# worms in cricket tank



## Tadpole4 (Mar 16, 2006)

Any idea what this worm is? I was cleaning out my cricket tank and found these little worms crawling around in the bottom. are they dangerous to the crickets? should I throw them out or Can I feed them to my FBT? Frankly I'm a Little grossed out since they were found in what basically amounts to cricket poop.


















any ideas anyone?


----------



## Guest (Jul 7, 2006)

They could be fly maggots, or larvae of some insect that got in to the cage, is that possible? If you arent sure, don't, especially if they are feeding on cricket poop. These worms seem to be the size of wax worms????


----------



## Tadpole4 (Mar 16, 2006)

Could be bug larve of some sort, there is a screen cover over the tank so it is not totally enclosed. but I doubt they are maggots.
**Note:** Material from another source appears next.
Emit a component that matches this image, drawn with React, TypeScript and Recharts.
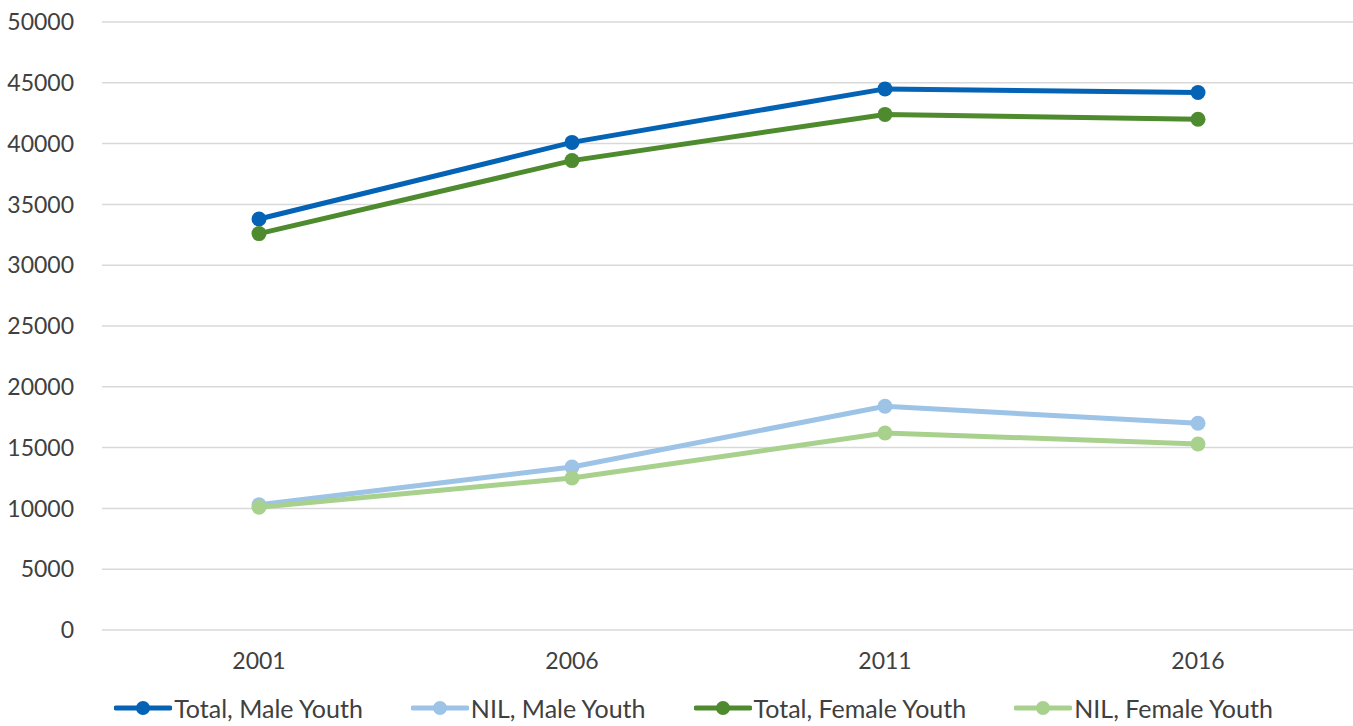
import { CartesianGrid, Legend, Line, LineChart, XAxis, YAxis } from "recharts"

const years = ["2001", "2006", "2011", "2016"]
const totalMale = [33800, 40100, 44500, 44200]
const nilMale = [10300, 13400, 18400, 17000]
const totalFemale = [32600, 38600, 42400, 42000]
const nilFemale = [10100, 12500, 16200, 15300]
const yTicks = [0, 5000, 10000, 15000, 20000, 25000, 30000, 35000, 40000, 45000, 50000]

const SERIES = [
    { key: "totalMale", name: "Total, Male Youth", color: "#0563b5" },
    { key: "nilMale", name: "NIL, Male Youth", color: "#9dc3e6" },
    { key: "totalFemale", name: "Total, Female Youth", color: "#4e8a2e" },
    { key: "nilFemale", name: "NIL, Female Youth", color: "#a9d18e" },
]

const data = years.map((year, i) => ({
    year,
    totalMale: totalMale[i],
    nilMale: nilMale[i],
    totalFemale: totalFemale[i],
    nilFemale: nilFemale[i],
}))

const FONT = "Lato, 'Noto Sans', sans-serif"
const TEXT = "#404040"

function ChartLegend() {
    return (
        <div style={{ display: "flex", justifyContent: "center", paddingLeft: 34, paddingTop: 5, fontFamily: FONT, fontSize: 25, lineHeight: "30px", color: TEXT, whiteSpace: "nowrap" }}>
            {SERIES.map((s, i) => (
                <div key={s.key} style={{ display: "flex", alignItems: "center", marginLeft: i === 0 ? 0 : 48 }}>
                    <svg width={58} height={16} style={{ marginRight: 2 }}>
                        <line x1={2} y1={8} x2={56} y2={8} stroke={s.color} strokeWidth={5} strokeLinecap="round" />
                        <circle cx={29} cy={8} r={7} fill={s.color} />
                    </svg>
                    <span>{s.name}</span>
                </div>
            ))}
        </div>
    )
}

export default function App() {
    return (
        <div style={{ position: "absolute", left: 0, top: 0, background: "#fff", overflow: "hidden", width: 1353, height: 726 }}>
            <LineChart width={1353} height={726} data={data} margin={{ top: 22, right: 0, left: 0, bottom: 0 }}>
                <CartesianGrid vertical={false} stroke="#d9d9d9" strokeWidth={1.5} />
                <XAxis
                    dataKey="year"
                    axisLine={false}
                    tickLine={false}
                    padding={{ left: 157, right: 155 }}
                    tick={{ fill: TEXT, fontSize: 23, fontFamily: FONT }}
                    tickMargin={17}
                    height={58}
                />
                <YAxis
                    domain={[0, 50000]}
                    ticks={yTicks}
                    width={102}
                    axisLine={false}
                    tickLine={false}
                    tick={{ fill: TEXT, fontSize: 23, fontFamily: FONT }}
                    tickMargin={22}
                />
                <Legend verticalAlign="bottom" height={38} content={() => <ChartLegend />} />
                {SERIES.map((s) => (
                    <Line
                        key={s.key}
                        dataKey={s.key}
                        name={s.name}
                        stroke={s.color}
                        strokeWidth={5}
                        dot={{ r: 7.5, fill: s.color, stroke: s.color, strokeWidth: 0 }}
                        activeDot={false}
                        isAnimationActive={false}
                    />
                ))}
            </LineChart>
        </div>
    )
}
I find them all the time when I clean out the tank, usually not this many.


----------



## Guest (Jul 7, 2006)

In anycase, I wouldnt just cuase of the gross factor.


----------



## Rambo67 (Jun 12, 2006)

I dont remember the name of them, but i keep reptiles and find these in my cricket containers all the time. Apparently they eat dead/decomposing material and crap, and are supposedly harmless, ill post back when i can find out what theyre called.

Edit: I believe this is what they are 

http://www.deathonline.net/decomposition/corpse_fauna/beetles/hide.htm


----------



## Tadpole4 (Mar 16, 2006)

there were a few of those beetles or some similar in the tank also. Hmmm... do they prey on the crickets?

I'm all grossed out too Cesar! UUUUgh creepy! I disposed of all the ones I found last night but I still wonder if they would be a good free food source for my lovely FBTs

Thanks again !


----------



## Ed (Sep 19, 2004)

Rambo67 has it correct. They are dermestid beetle larva and feed on dead and dying crickets or other dry organic matters. 

Ed


----------